Closed w0rm closed 9 years ago
The main and the only reason for fork was that we had issues with building libxml under Windows in our project. There is no difference in performance between libxmljs and cheerio in our case (200-250ms for 41 small svg icon files), but I suspect other cases would show it.
@lemming thanks for the feedback! My past coworker @fetis was able to install it on Windows, but he had some troubles. I'll do some benchmarking and then decide if there is a need to migrate to cheerio or some other framework.
@lemming I tried to benchmark libxmljs vs cheerio by running them over a bunch svgs from Open Iconic collection.
It turns out that libxmljs is roughly twice as fast as cheerio (162ms vs 293ms). So I'm not sure that I should replace current library with cheerio.
On the other hand I'd like it to be pure node solution that is easy to install.
I probably have to consider some streaming parser like this one: https://www.npmjs.org/package/sax
I'm unable to use the plugin right now because of the Python dependency from libxmljs --- so I'd be all for another solution.

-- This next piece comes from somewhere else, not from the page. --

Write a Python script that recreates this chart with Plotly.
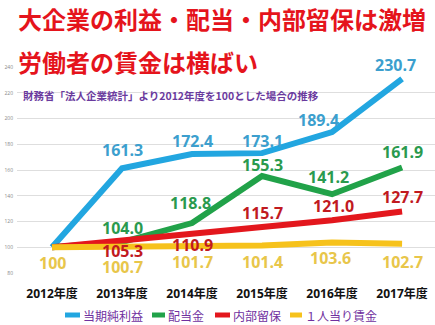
import plotly.graph_objects as go

# 年度と各系列（2012年度=100とした指数）
years = ["2012年度", "2013年度", "2014年度", "2015年度", "2016年度", "2017年度"]
net_income = [100, 161.3, 172.4, 173.1, 189.4, 230.7]
dividends = [100, 104.0, 118.8, 155.3, 141.2, 161.9]
retained = [100, 105.3, 110.9, 115.7, 121.0, 127.7]
wages = [100, 100.7, 101.7, 101.4, 103.6, 102.7]

series_names = ["当期純利益", "配当金", "内部留保", "１人当り賃金"]
y_ticks = [80, 100, 120, 140, 160, 180, 200, 220, 240]

line_colors = ["#22a6e0", "#21a249", "#e3171d", "#f6c21c"]
label_colors = ["#3c9fce", "#2a9a4e", "#c11a1f", "#e8c64a"]

# 数値ラベルのずらし量（px）: (xshift, yshift)、None は非表示
label_offsets = [
    [None, (0, 18), (0, 13), (0, 12), (-14, 12), (-7, 14)],
    [None, (0, 14), (-2, 20), (0, 11), (-4, 17), (0, 16)],
    [None, (0, -11), (0, -12), (0, 14), (1, 14), (0, 15)],
    [(0, -16), (0, -21), (0, -17), (0, -16.5), (-2, -15), (0, -18)],
]

all_series = [net_income, dividends, retained, wages]
num_font = "Open Sans, Noto Sans CJK JP, sans-serif"
jp_font = "Noto Sans CJK JP, sans-serif"

# 描画領域（px）
W, H = 435, 325
ML, MR, MT, MB = 17, 0, 67, 52
PW, PH = W - ML - MR, H - MT - MB


def px_x(x):
    return (x - ML) / PW


def px_y(y):
    return (H - MB - y) / PH


fig = go.Figure()
for name, vals, col in zip(series_names, all_series, line_colors):
    fig.add_trace(go.Scatter(
        x=list(range(len(years))), y=vals, name=name, mode="lines",
        line=dict(color=col, width=6),
        hoverinfo="skip", showlegend=False,
    ))

annotations = []
for vals, offs, lc in zip(all_series, label_offsets, label_colors):
    for i, (v, off) in enumerate(zip(vals, offs)):
        if off is None:
            continue
        txt = f"{v:.1f}" if v != 100 else "100"
        annotations.append(dict(
            x=i, y=v, xref="x", yref="y", text=f"<b>{txt}</b>",
            showarrow=False, xshift=off[0], yshift=off[1],
            font=dict(family=num_font, size=16, color=lc),
            xanchor="center", yanchor="middle", borderpad=0,
        ))

# タイトルと出典
annotations += [
    dict(x=px_x(16), y=px_y(18.5), xref="paper", yref="paper", xanchor="left", yanchor="middle",
         text="<b>大企業の利益・配当・内部留保は激増</b>", showarrow=False,
         font=dict(family=jp_font, size=24, color="#e5141c")),
    dict(x=px_x(16), y=px_y(61), xref="paper", yref="paper", xanchor="left", yanchor="middle",
         text="<b>労働者の賃金は横ばい</b>", showarrow=False,
         font=dict(family=jp_font, size=24, color="#e5141c")),
    dict(x=px_x(21), y=px_y(95), xref="paper", yref="paper", xanchor="left", yanchor="middle",
         text="<b>財務省「法人企業統計」より2012年度を100とした場合の推移</b>", showarrow=False,
         font=dict(family=jp_font, size=10.5, color="#6a3a9e")),
]

# 凡例（短い線＋系列名）
legend_y = 315
legend_items = [(65, 80), (152, 165), (215, 230), (290, 302)]
shapes = []
for (x0, x1), name, col in zip(legend_items, series_names, line_colors):
    shapes.append(dict(
        type="line", xref="paper", yref="paper",
        x0=px_x(x0), x1=px_x(x1), y0=px_y(legend_y), y1=px_y(legend_y),
        line=dict(color=col, width=5),
    ))
    annotations.append(dict(
        x=px_x(x1 + 1), y=px_y(legend_y), xref="paper", yref="paper",
        xanchor="left", yanchor="middle", text=name, showarrow=False,
        font=dict(family=jp_font, size=12, color="#7030a0"),
    ))

fig.update_layout(
    width=W, height=H,
    margin=dict(l=ML, r=MR, t=MT, b=MB),
    paper_bgcolor="white", plot_bgcolor="white",
    annotations=annotations, shapes=shapes,
    showlegend=False,
)
fig.update_xaxes(
    tickmode="array", tickvals=list(range(len(years))),
    ticktext=[f"<b>{y}</b>" for y in years],
    range=[-0.5, 5.47], showgrid=False, zeroline=False, showline=False,
    ticks="", ticklabelstandoff=12,
    tickfont=dict(family=num_font, size=12, color="#111111"),
)
fig.update_yaxes(
    range=[80, 240], tickvals=y_ticks, showgrid=True, gridcolor="#dedede",
    gridwidth=1, zeroline=False, showline=False, ticks="",
    ticklabelstandoff=3,
    tickfont=dict(family=num_font, size=5, color="#888888"),
)

fig.write_html("out.html")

@davidtheclark I see. So at the moment you can use @lemming fork and I will try to do it with streaming parser that should be really fast.
@lemming, @davidtheclark I have decided to use cheerio, published new version on npm.
Great. I will give it a try soon.
I've chosen libxmljs but just found this fork by @lemming that replaces it with cheerio.
Unfortunately changes by @lemming cannot be merged because they contain code style changes. Does anybody know what are benefits of this? Is it because of better performance or because its easier to install cheerio than libxmljs?